What is it they say? it’s easier to raise a healthy child than to help a damaged adult? something like that? well that’s me.

The fucking universe i had around me as a child was much too fragile and happened so harsh and so quickly that i didn’t know what i could do to change it. I protected my little brother the best that i could… and to a point myself. but there comes a time when survival kicks in and you become like an abused dog. you stay because you have nowhere else to go. you don’t know who to go to for help. or how to help yourself… so you… stay.

i would also like to add that raising a healthy child only goes so far…. so long as you have singular guardianship (i mean when you aren’t hordes and hordes of foster parents and three failed adoptions- i mean one singular set (or even a single parent)). Because foster families in themselves are temporary. but different things happen in different places. sometimes they are good, sometimes they are bad. sometimes they abuse you, sometimes they don’t. mixed messages gets nobody anywhere. Fast.

 

i have been having nightmares and insomnia a lot lately, and worry i might have undiagnosed bipolar or borderline personality disorders. i have no motivation for any thing and all of my creations have come to a standstill as i sit  around and watch the hours tick painfully by.
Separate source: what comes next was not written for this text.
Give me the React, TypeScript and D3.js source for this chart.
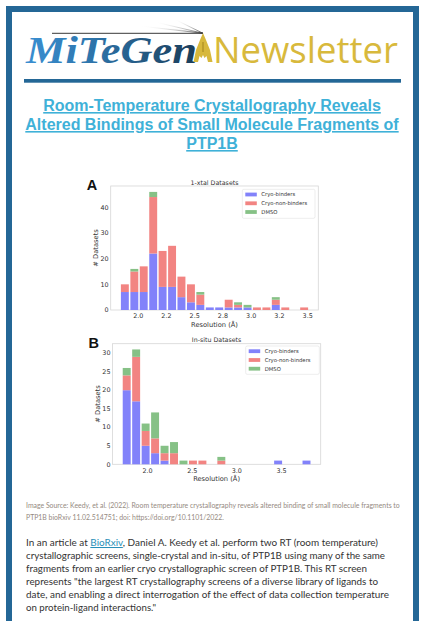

i have had thoughts of self injury and mutilation (not necessarily suicide, and no plans of it)… self harm releases endorphins which makes us feel better. but it is extremely harmful in the long run. it’s not healthy. just like running to alcohol or drugs (mary jane, aside). And it is HARD to battled the demons without those crutches… without that ARMOR.

i figure eventually i will get better…. but i know i will never be completely fixed.